Mound Key Archaeological State Park / Mound Key Site
IUCN category V (protected landscape/seascape)
Map showing the location of Mound Key Archaeological State Park / Mound Key Site
Map showing the location of Mound Key Archaeological State Park / Mound Key Site
Location Lee County, Florida, USA
Nearest city Fort Myers Beach, Florida
Coordinates 26°25′20″N 81°51′55″W / 26.42222°N 81.86528°W / 26.42222; -81.86528Coordinates: 26°25′20″N 81°51′55″W / 26.42222°N 81.86528°W / 26.42222; -81.86528
Area 113 acres (0.46 km2)
Established August 12, 1970
Governing body Florida Department of Environmental Protection

Mound Key Archaeological State Park is a Florida State Park, located in Estero Bay, near the mouth of the Estero River. One hundred and thirteen of the island's one hundred and twenty-five acres are managed by the park system. It is a complex of mounds and accumulated shell, fish bone, and pottery middens that rises more than 30 feet above the waters of the bay.

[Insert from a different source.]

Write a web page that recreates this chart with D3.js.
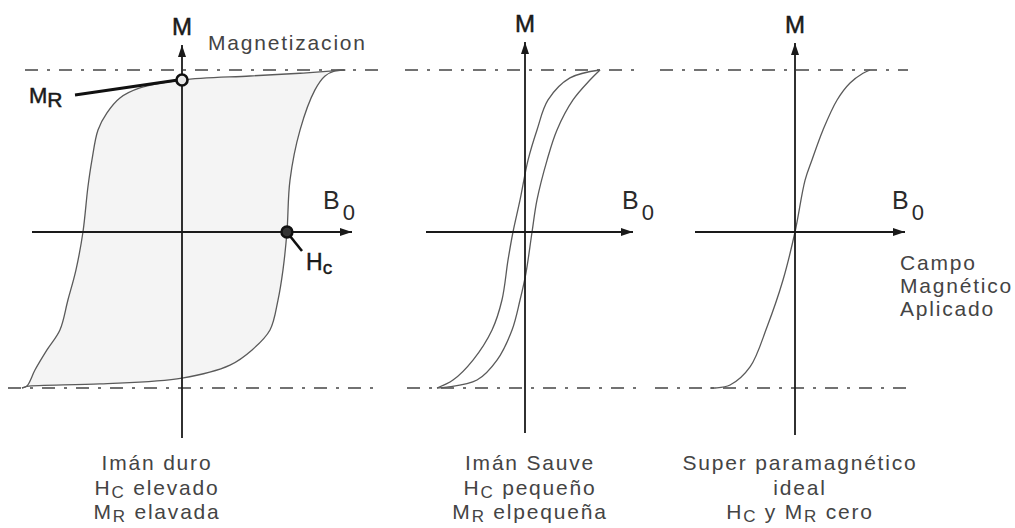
<!DOCTYPE html>
<html>
<head>
<meta charset="utf-8">
<script src="https://cdn.jsdelivr.net/npm/d3@7"></script>
<style>
  body { margin: 0; background: #fff; }
  text { font-family: "Liberation Sans", Arial, sans-serif; }
  .sym { fill: #1a1a1a; }
  .cap { fill: #444; letter-spacing: 1.8px; font-size: 21px; }
</style>
</head>
<body>
<div id="viz"></div>
<script>
// [B0, M]; M scaled to saturation (+-1), B0 in arbitrary field units
const hardDown = [[10.2, 1], [9.44, 0.994], [7.38, 0.98], [4.25, 0.963], [0, 0.938], [-2.63, 0.889],
  [-3.88, 0.827], [-4.69, 0.735], [-5.25, 0.63], [-5.63, 0.444], [-5.88, 0.278], [-6.19, 0],
  [-6.63, -0.244], [-7.13, -0.436], [-7.63, -0.628], [-8.44, -0.756], [-9.19, -0.885], [-9.69, -0.987], [-10, -1]];
const hardUp = [[-10, -1], [-9.69, -0.99], [-5.13, -0.974], [0, -0.936], [3.0, -0.853], [4.38, -0.756],
  [5.5, -0.628], [6.0, -0.436], [6.31, -0.244], [6.56, 0], [6.75, 0.32], [7.38, 0.63], [8.31, 0.877],
  [8.94, 0.963], [9.56, 0.994], [10.2, 1]];

const softDown = [[4.69, 1], [2.81, 0.951], [1.44, 0.815], [0.75, 0.63], [0.19, 0.444], [-0.31, 0.198],
  [-0.75, 0], [-1.06, -0.179], [-1.44, -0.436], [-2.06, -0.628], [-3.25, -0.821], [-4.5, -0.949], [-5.5, -1]];
const softUp = [[-5.5, -1], [-4.88, -0.995], [-3.0, -0.949], [-1.75, -0.821], [-0.81, -0.628], [-0.31, -0.436],
  [0.06, -0.263], [0.44, 0], [0.75, 0.198], [1.38, 0.444], [2.0, 0.63], [3.0, 0.815], [4.06, 0.938], [4.69, 1]];

const superCurve = [[-5.3, -1], [-5, -1.0], [-4.06, -0.981], [-2.81, -0.865], [-1.75, -0.609], [-0.75, -0.308],
  [0, 0], [0.63, 0.32], [1.06, 0.444], [1.75, 0.63], [2.63, 0.815], [3.44, 0.92], [4.25, 0.98], [4.69, 1]];

const remanence = [0, 0.938];   // M_R on the hard loop
const coercive = [6.56, 0];     // H_C on the hard loop

const captions = [
  [[["Imán duro"]], [["H"], ["C", 1], [" elevado"]], [["M"], ["R", 1], [" elavada"]]],
  [[["Imán Sauve"]], [["H"], ["C", 1], [" pequeño"]], [["M"], ["R", 1], [" elpequeña"]]],
  [[["Super paramagnético"]], [["ideal"]], [["H"], ["C", 1], [" y M"], ["R", 1], [" cero"]]]
];
const fieldNote = ["Campo", "Magnético", "Aplicado"];

const W = 1015, H = 528;
const svg = d3.select("#viz").append("svg").attr("width", W).attr("height", H);

svg.append("defs").append("marker")
    .attr("id", "arrow")
    .attr("viewBox", "0 0 12 8")
    .attr("refX", 12).attr("refY", 4)
    .attr("markerWidth", 12).attr("markerHeight", 8)
    .attr("markerUnits", "userSpaceOnUse")
    .attr("orient", "auto")
  .append("path")
    .attr("d", "M0,0L12,4L0,8Z")
    .attr("fill", "#1a1a1a");

const y = d3.scaleLinear().domain([-1, 0, 1]).range([388, 232, 70]);

const panels = [
  {cx: 182, h: [32, 352], v: [438, 45], top: [25, 378], bot: [8, 380], curves: [hardDown, hardUp], cap: 157, bx: 323},
  {cx: 525, h: [426, 633], v: [433, 42], top: [405, 638], bot: [407, 642], curves: [softDown, softUp], cap: 530, bx: 622},
  {cx: 795, h: [695, 905], v: [435, 43], top: [660, 908], bot: [655, 908], curves: [superCurve], cap: 800, bx: 892}
];

panels.forEach((p, i) => {
  const x = d3.scaleLinear().domain([-10, 10]).range([p.cx - 160, p.cx + 160]);
  const line = d3.line().x(d => x(d[0])).y(d => y(d[1])).curve(d3.curveCatmullRom.alpha(0.5));
  const g = svg.append("g");

  if (i === 0) {
    g.append("path")
        .attr("d", line(hardDown.concat(hardUp.slice(1))) + "Z")
        .attr("fill", "#f4f4f4");
  }

  // saturation reference lines
  [[p.top, 1], [p.bot, -1]].forEach(([ext, m]) => {
    g.append("line")
        .attr("x1", ext[0]).attr("x2", ext[1])
        .attr("y1", y(m)).attr("y2", y(m))
        .attr("stroke", "#444")
        .attr("stroke-width", 1.6)
        .attr("stroke-dasharray", "13,9,3,9");
  });

  p.curves.forEach(c => {
    g.append("path")
        .attr("d", line(c))
        .attr("fill", "none")
        .attr("stroke", "#5a5a5a")
        .attr("stroke-width", 1.3);
  });

  // axes
  g.append("line")
      .attr("x1", p.h[0]).attr("x2", p.h[1])
      .attr("y1", y(0)).attr("y2", y(0))
      .attr("stroke", "#1a1a1a").attr("stroke-width", 1.8)
      .attr("marker-end", "url(#arrow)");
  g.append("line")
      .attr("x1", p.cx).attr("x2", p.cx)
      .attr("y1", p.v[0]).attr("y2", p.v[1])
      .attr("stroke", "#1a1a1a").attr("stroke-width", 1.8)
      .attr("marker-end", "url(#arrow)");

  g.append("text")
      .attr("class", "sym")
      .attr("x", p.cx).attr("y", p.v[1] - 10)
      .attr("text-anchor", "middle")
      .style("font-size", "24px")
      .style("stroke", "#1a1a1a").style("stroke-width", 0.5)
      .text("M");

  const b = g.append("text")
      .attr("x", p.bx).attr("y", 209)
      .attr("fill", "#2a2a2a")
      .style("font-size", "25px");
  b.append("tspan").text("B");
  b.append("tspan").attr("dx", 3).attr("dy", 11).style("font-size", "22px").text("0");

  // captions under each panel
  captions[i].forEach((segs, k) => {
    const t = g.append("text")
        .attr("class", "cap")
        .attr("x", p.cap).attr("y", 470 + k * 24.5)
        .attr("text-anchor", "middle");
    segs.forEach(([s, sub], j) => {
      const ts = t.append("tspan").text(s);
      if (sub) ts.attr("dy", 3).style("font-size", "17px");
      else if (j > 0 && segs[j - 1][1]) ts.attr("dy", -3);
    });
  });

  if (i === 0) {
    // M_R marker and label
    g.append("line")
        .attr("x1", 75).attr("y1", 95)
        .attr("x2", x(remanence[0]) - 4).attr("y2", y(remanence[1]))
        .attr("stroke", "#111").attr("stroke-width", 3);
    g.append("circle")
        .attr("cx", x(remanence[0])).attr("cy", y(remanence[1]))
        .attr("r", 5.5)
        .attr("fill", "#e8e8e8").attr("stroke", "#111").attr("stroke-width", 2.6);
    const mr = g.append("text").attr("class", "sym").attr("x", 29).attr("y", 103)
        .style("font-size", "22px").style("stroke", "#1a1a1a").style("stroke-width", 0.5);
    mr.append("tspan").text("M");
    mr.append("tspan").attr("dy", 4).style("font-size", "21px").text("R");

    // H_C marker and label
    g.append("line")
        .attr("x1", x(coercive[0]) + 3).attr("y1", y(coercive[1]) + 4)
        .attr("x2", 302).attr("y2", 251)
        .attr("stroke", "#111").attr("stroke-width", 2.6);
    g.append("circle")
        .attr("cx", x(coercive[0])).attr("cy", y(coercive[1]))
        .attr("r", 5.5)
        .attr("fill", "#333").attr("stroke", "#111").attr("stroke-width", 2.4);
    const hc = g.append("text").attr("class", "sym").attr("x", 306).attr("y", 270)
        .style("font-size", "23px").style("stroke", "#1a1a1a").style("stroke-width", 0.4);
    hc.append("tspan").text("H");
    hc.append("tspan").attr("dy", 4).style("font-size", "19px").text("c");

    g.append("text")
        .attr("class", "cap")
        .attr("x", 208).attr("y", 50)
        .text("Magnetizacion");
  }

  if (i === 2) {
    fieldNote.forEach((s, k) => {
      g.append("text")
          .attr("class", "cap")
          .attr("x", 900).attr("y", 270 + k * 23)
          .text(s);
    });
  }
});
</script>
</body>
</html>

Mound Key was an important site of the Calusa tribe, and most experts believe it to be the site of their capital, Calos. The Mound Key Site on the island was added to the U.S. National Register of Historic Places on August 12, 1970. The island is only accessible by boat from the Koreshan State Historic Site or Lovers Key State Park.

Mound Key was created over 2,000 years ago by the Calusa. The Calusa culture is carbon-dated back to 1150 B.C. at Mound Key. The site likely began as a low-lying oyster bar on Estero Bay. The site would have been rich in marine food resources, and very appealing to the Calusa, who were actually hunter-gatherers. As the human population grew, food waste was heaped into the middens that form the island. The Calusa formed an extensive structure of mounds, water courts and canals whose features still exist today. Mounds were constructed by the collection and organization of “midden” which is a collaboration of shells, fish and animal bone, and artifacts such as pottery. Islands that were created by the Calusa, such as Mound Key are sometimes called “trash-heaps” as their composition is made from waste products of their culture. They are not however, just “heaps of Calusa garbage” simply tossed aside, but intricate compositions of substrate that were used for a display of power, religious monuments, and as burial memorials.It served for many years as the ceremonial center for their kingdom, which extended over numerous shell midden islands they made up and down the southwest coast of Florida. It is also believed by most researchers to have been the site of Calos, the capital of their kingdom. Their kingdom spanned from Tampa Bay southward to the Ten Thousand Islands and eastward to Lake Okeechobee.